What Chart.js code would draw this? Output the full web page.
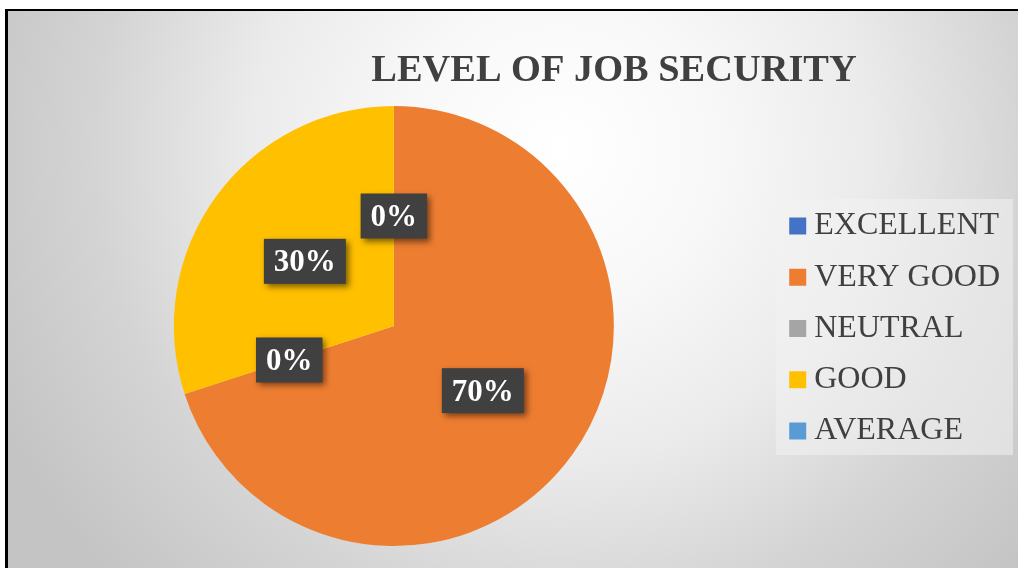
<!DOCTYPE html>
<html>
<head>
<meta charset="utf-8">
<script src="https://cdn.jsdelivr.net/npm/chart.js@4.4.1/dist/chart.umd.min.js"></script>
<style>
  html, body { margin: 0; padding: 0; background: #fff; }
  canvas { display: block; }
</style>
</head>
<body>
<canvas id="pie" width="1018" height="568"></canvas>
<script>
const titleText = "LEVEL OF JOB SECURITY";
const categories = ["EXCELLENT", "VERY GOOD", "NEUTRAL", "GOOD", "AVERAGE"];
const shares = [0, 70, 0, 30, 0];
const sliceColors = ["#4472C4", "#ED7D31", "#A5A5A5", "#FFC000", "#5B9BD5"];

const serif = '"Liberation Serif", "Times New Roman", serif';
const textGrey = "#404040";

// background, frame, title and the light legend panel
const backdrop = {
    id: "backdrop",
    beforeDraw(chart) {
        const {ctx, width, height} = chart;
        ctx.save();
        ctx.fillStyle = "#fff";
        ctx.fillRect(0, 0, width, height);
        const g = ctx.createRadialGradient(560, 150, 0, 560, 150, 620);
        g.addColorStop(0, "#ffffff");
        g.addColorStop(0.25, "#f8f8f8");
        g.addColorStop(0.5, "#ebebeb");
        g.addColorStop(0.75, "#d4d4d4");
        g.addColorStop(1, "#c4c4c4");
        ctx.fillStyle = g;
        ctx.fillRect(8, 11, width - 8, height - 11);
        ctx.fillStyle = "#000";
        ctx.fillRect(5, 9, width - 5, 2);
        ctx.fillRect(5, 9, 3, height - 9);

        const hb = chart.legend.legendHitBoxes;
        if (hb && hb.length) {
            const first = hb[0], last = hb[hb.length - 1];
            const top = first.top - 11;
            const bottom = last.top + last.height + 8;
            const left = first.left - 21.5;
            ctx.fillStyle = "rgba(242,242,242,0.55)";
            ctx.fillRect(left, top, 1013 - left, bottom - top);
        }

        ctx.fillStyle = textGrey;
        ctx.font = "bold 38.4px " + serif;
        ctx.textAlign = "center";
        ctx.textBaseline = "alphabetic";
        ctx.fillText(titleText, 614, 81);
        ctx.restore();
    }
};

// dark percentage boxes in the middle of each slice
const sliceLabels = {
    id: "sliceLabels",
    afterDatasetsDraw(chart) {
        const ctx = chart.ctx;
        const meta = chart.getDatasetMeta(0);
        const data = chart.data.datasets[0].data;
        const total = data.reduce((a, b) => a + b, 0);
        const done = [];
        ctx.save();
        ctx.font = "bold 31px " + serif;
        ctx.textAlign = "center";
        ctx.textBaseline = "middle";
        meta.data.forEach((arc, i) => {
            const p = arc.getCenterPoint();
            if (done.some(q => Math.abs(q.x - p.x) < 1 && Math.abs(q.y - p.y) < 1)) return;
            done.push(p);
            const txt = Math.round(data[i] / total * 100) + "%";
            const w = ctx.measureText(txt).width + 20, h = 45;
            ctx.shadowColor = "rgba(0,0,0,0.5)";
            ctx.shadowBlur = 6;
            ctx.shadowOffsetX = 3;
            ctx.shadowOffsetY = 3;
            ctx.fillStyle = "#404040";
            ctx.fillRect(p.x - w / 2, p.y - h / 2, w, h);
            ctx.shadowColor = "transparent";
            ctx.fillStyle = "#fff";
            ctx.fillText(txt, p.x, p.y + 2);
        });
        ctx.restore();
    }
};

new Chart("pie", {
    type: "pie",
    data: {
        labels: categories,
        datasets: [{
            data: shares,
            backgroundColor: sliceColors,
            borderWidth: 0,
            offset: 0,
            hoverOffset: 0
        }]
    },
    plugins: [backdrop, sliceLabels],
    options: {
        responsive: false,
        animation: false,
        events: [],
        layout: {
            padding: {top: 106, bottom: 22, left: 9.75, right: 8}
        },
        plugins: {
            title: {display: false},
            tooltip: {enabled: false},
            legend: {
                position: "right",
                title: {display: true, text: " ", font: {size: 1, lineHeight: 1}, padding: 2},
                labels: {
                    font: {family: serif, size: 32},
                    color: textGrey,
                    boxWidth: 1,
                    boxHeight: 1,
                    padding: 19.25,
                    generateLabels(chart) {
                        const items = Chart.overrides.pie.plugins.legend.labels.generateLabels(chart);
                        items.forEach(it => {
                            it.lineWidth = 16;
                            it.strokeStyle = it.fillStyle;
                            it.fontColor = textGrey;
                        });
                        return items;
                    }
                }
            }
        }
    }
});
</script>
</body>
</html>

= = = = =

**What you have to do**
All of the data above should be quoted exactly, except for the pictures.

**Answer to the exercise**
What Chart.js code would draw this? Output the full web page.
<!DOCTYPE html>
<html>
<head>
<meta charset="utf-8">
<script src="https://cdn.jsdelivr.net/npm/chart.js@4.4.1/dist/chart.umd.min.js"></script>
<style>
  html, body { margin: 0; padding: 0; background: #fff; }
  canvas { display: block; }
</style>
</head>
<body>
<canvas id="pie" width="1018" height="568"></canvas>
<script>
const titleText = "LEVEL OF JOB SECURITY";
const categories = ["EXCELLENT", "VERY GOOD", "NEUTRAL", "GOOD", "AVERAGE"];
const shares = [0, 70, 0, 30, 0];
const sliceColors = ["#4472C4", "#ED7D31", "#A5A5A5", "#FFC000", "#5B9BD5"];

const serif = '"Liberation Serif", "Times New Roman", serif';
const textGrey = "#404040";

// background, frame, title and the light legend panel
const backdrop = {
    id: "backdrop",
    beforeDraw(chart) {
        const {ctx, width, height} = chart;
        ctx.save();
        ctx.fillStyle = "#fff";
        ctx.fillRect(0, 0, width, height);
        const g = ctx.createRadialGradient(560, 150, 0, 560, 150, 620);
        g.addColorStop(0, "#ffffff");
        g.addColorStop(0.25, "#f8f8f8");
        g.addColorStop(0.5, "#ebebeb");
        g.addColorStop(0.75, "#d4d4d4");
        g.addColorStop(1, "#c4c4c4");
        ctx.fillStyle = g;
        ctx.fillRect(8, 11, width - 8, height - 11);
        ctx.fillStyle = "#000";
        ctx.fillRect(5, 9, width - 5, 2);
        ctx.fillRect(5, 9, 3, height - 9);

        const hb = chart.legend.legendHitBoxes;
        if (hb && hb.length) {
            const first = hb[0], last = hb[hb.length - 1];
            const top = first.top - 11;
            const bottom = last.top + last.height + 8;
            const left = first.left - 21.5;
            ctx.fillStyle = "rgba(242,242,242,0.55)";
            ctx.fillRect(left, top, 1013 - left, bottom - top);
        }

        ctx.fillStyle = textGrey;
        ctx.font = "bold 38.4px " + serif;
        ctx.textAlign = "center";
        ctx.textBaseline = "alphabetic";
        ctx.fillText(titleText, 614, 81);
        ctx.restore();
    }
};

// dark percentage boxes in the middle of each slice
const sliceLabels = {
    id: "sliceLabels",
    afterDatasetsDraw(chart) {
        const ctx = chart.ctx;
        const meta = chart.getDatasetMeta(0);
        const data = chart.data.datasets[0].data;
        const total = data.reduce((a, b) => a + b, 0);
        const done = [];
        ctx.save();
        ctx.font = "bold 31px " + serif;
        ctx.textAlign = "center";
        ctx.textBaseline = "middle";
        meta.data.forEach((arc, i) => {
            const p = arc.getCenterPoint();
            if (done.some(q => Math.abs(q.x - p.x) < 1 && Math.abs(q.y - p.y) < 1)) return;
            done.push(p);
            const txt = Math.round(data[i] / total * 100) + "%";
            const w = ctx.measureText(txt).width + 20, h = 45;
            ctx.shadowColor = "rgba(0,0,0,0.5)";
            ctx.shadowBlur = 6;
            ctx.shadowOffsetX = 3;
            ctx.shadowOffsetY = 3;
            ctx.fillStyle = "#404040";
            ctx.fillRect(p.x - w / 2, p.y - h / 2, w, h);
            ctx.shadowColor = "transparent";
            ctx.fillStyle = "#fff";
            ctx.fillText(txt, p.x, p.y + 2);
        });
        ctx.restore();
    }
};

new Chart("pie", {
    type: "pie",
    data: {
        labels: categories,
        datasets: [{
            data: shares,
            backgroundColor: sliceColors,
            borderWidth: 0,
            offset: 0,
            hoverOffset: 0
        }]
    },
    plugins: [backdrop, sliceLabels],
    options: {
        responsive: false,
        animation: false,
        events: [],
        layout: {
            padding: {top: 106, bottom: 22, left: 9.75, right: 8}
        },
        plugins: {
            title: {display: false},
            tooltip: {enabled: false},
            legend: {
                position: "right",
                title: {display: true, text: " ", font: {size: 1, lineHeight: 1}, padding: 2},
                labels: {
                    font: {family: serif, size: 32},
                    color: textGrey,
                    boxWidth: 1,
                    boxHeight: 1,
                    padding: 19.25,
                    generateLabels(chart) {
                        const items = Chart.overrides.pie.plugins.legend.labels.generateLabels(chart);
                        items.forEach(it => {
                            it.lineWidth = 16;
                            it.strokeStyle = it.fillStyle;
                            it.fontColor = textGrey;
                        });
                        return items;
                    }
                }
            }
        }
    }
});
</script>
</body>
</html>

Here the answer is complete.